A greve dos que, com fome, transportam comida

Atualizado em 3 de julho de 2020 às 0:01

Publicado originalmente no Vermelho

Os protestos dos trabalhadores com aplicativos que se espalharam pelo país na quarta-feira (1) mostraram uma das faces da cruel realidade formada com os retrocessos sociais nos governos pós-golpe de 2016. O Brasil pôde compreender melhor o que representa o paradigma neoliberal das relações de trabalho por meio das reivindicações de uma das categorias mais expostas à contaminação pelo coronavírus e pelo paradoxo de entregar comida batalhando duro para obter o pão de cada dia.

Na pauta de reivindicações da categoria constam questões previstas na Consolidação da Leis do Trabalho (CLT), como reivindicações de equipamentos de proteção individual – os chamados EPIs; alimentação durante a jornada de trabalho e licença remunerada em caso de adoecimento. Os entregadores também querem mudanças na política dos aplicativos, entre eles o fim do sistema de pontuação e o fim dos bloqueios e suspensões injustos.

Soma-se às condições precárias de trabalho a exposição a riscos elevados de acidentes e a total ausência de seguridade social. Algo que remete aos primórdios das relações de trabalho capitalistas, da imposição mais brutal da dominação do trabalho pelo capital. Com os retrocessos dos últimos anos, agora sob a denominação de neoliberalismo – com toda a coloração ideológica escravista que este termo encerra no Brasil –, o que se vê é a repetição daquela lógica.

Não é cabível ter como socialmente aceitável a volta desses resquícios da relação entre Casa Grande e Senzala. Esse modelo de relações de trabalho é uma anomalia que não cabe em nenhum projeto de desenvolvimento social e econômico. Com elas, não existe nenhuma chance para se gerar um Brasil melhor. São métodos que revelam o perfil da superexploração do trabalho por um modelo de reprodução do capital desregulamentada e precarizada.

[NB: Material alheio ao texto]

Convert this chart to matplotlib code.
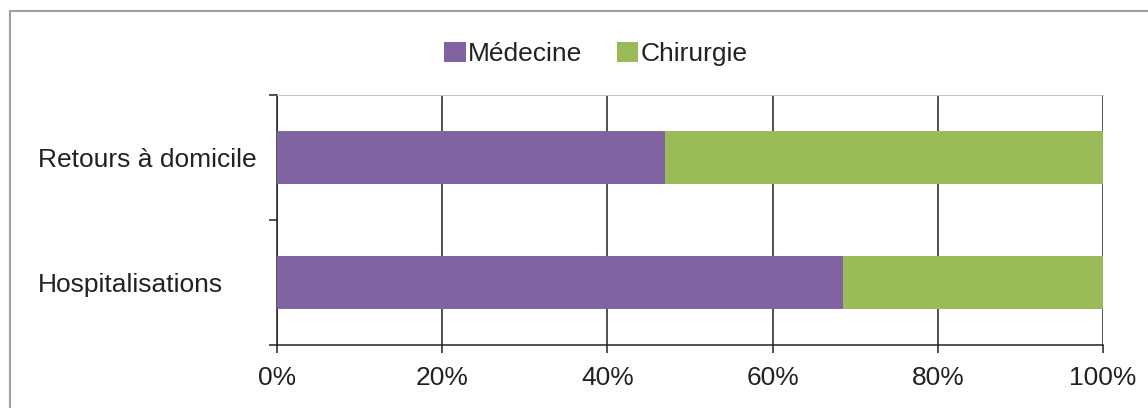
import matplotlib.pyplot as plt
from matplotlib.patches import Rectangle
import numpy as np

plt.rcParams['font.family'] = ['Liberation Sans', 'DejaVu Sans']

categories = ['Hospitalisations', 'Retours à domicile']
medecine = [68.5, 47.0]
chirurgie = [31.5, 53.0]
xtick_vals = [0, 20, 40, 60, 80, 100]
xtick_labels = ['0%', '20%', '40%', '60%', '80%', '100%']

col_med = '#8064a2'
col_chir = '#9bbb59'
fs = 19

fig = plt.figure(figsize=(11.48, 4.08), dpi=100)
# cadre gris autour du graphique
fig.patches.append(Rectangle((10 / 1148, -0.1), 1.2, 1 - 11 / 408 + 0.1, transform=fig.transFigure,
                             fill=False, edgecolor='#a0a0a0', linewidth=1.5))

ax = fig.add_axes([277 / 1148, 1 - 345 / 408, 826 / 1148, 250 / 408])

y = np.arange(len(categories))
ax.barh(y, medecine, height=0.42, color=col_med, label='Médecine', zorder=3)
ax.barh(y, chirurgie, left=medecine, height=0.42, color=col_chir, label='Chirurgie', zorder=3)

ax.set_xlim(0, 100)
ax.set_ylim(-0.5, 1.5)

ax.set_xticks(xtick_vals)
ax.set_xticklabels(xtick_labels, fontsize=fs, color='#222222')
ax.xaxis.grid(True, color='#222222', linewidth=1.1, zorder=0)

ax.set_yticks([-0.5, 0.5, 1.5])
ax.set_yticklabels([])
ax.set_yticks(y, minor=True)
ax.set_yticklabels(categories, minor=True, fontsize=fs, ha='left', color='#222222')
ax.tick_params(axis='y', which='minor', length=0, pad=(277 - 38) * 0.72)
ax.tick_params(axis='y', which='major', length=6, width=1.1, color='#222222')
ax.tick_params(axis='x', length=6, width=1.1, color='#222222', pad=9)

ax.spines['top'].set_color('#c8c8c8')
ax.spines['right'].set_visible(False)
ax.spines['left'].set_color('#222222')
ax.spines['bottom'].set_color('#222222')
ax.spines['left'].set_linewidth(1.1)
ax.spines['bottom'].set_linewidth(1.1)

fig.legend(loc='center', bbox_to_anchor=(596 / 1148, 1 - 54 / 408), ncol=2, frameon=False,
           fontsize=fs, handlelength=0.8, handleheight=0.8, handletextpad=0.1, columnspacing=1.3,
           labelcolor='#222222')

fig.savefig('out.png', dpi=100)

Esse projeto, dominado pela simbiose entre superexploração do trabalho e parasitismo financeiro, prevê, deliberadamente, a existência de um exército de excluídos socialmente como forma de garantir grandes privilégios para poucos. O entreguismo neocolonial, o cerceamento dos canais de participação popular e das estruturas representativas do povo e o controle do Estado pelo capital financeiro são a base desse projeto.

Os protestos de quarta-feira expuseram tudo isso como uma fotografia que a um só tempo revelou o que o Brasil tem sido sob o projeto neoliberal e o que precisa ser. Eles enunciaram a crítica a tudo isso e alertaram para a importância da organização social como forma de enfrentar o domínio despótico do capital. Além, obviamente, de denunciar a escandalosa condição em que se encontram como trabalhadores de serviços essenciais, especialmente nesses tempos de pandemia.

Outro aspecto que merece ser destacado é a inovação na mobilização. Os entregadores, quase todos jovens, fizeram amplo uso das tecnologias, conectando-se nas redes com a mesma agilidade com que se movimentam pelas cidades de moto ou bicicleta. A manifestação causou até uma certa surpresa porque esperava-se que se restringisse apenas ao Rio de Janeiro e São Paulo, mas ocorreu em praticamente todos os estados.

Apoiá-los é um dever, um brado a favor de um projeto de sociedade voltado para a integração social, para a equalização de duas grandes necessidades: ser uma sociedade desenvolvimentista e humanista no trato das questões sociais. O Brasil sob o governo Bolsonaro está submetido a um chocante antagonismo social, com os ricos cada vez mais ricos, os pobres mais pobres e excluídos até da discussão sobre a exclusão social. Não dá mais. Basta.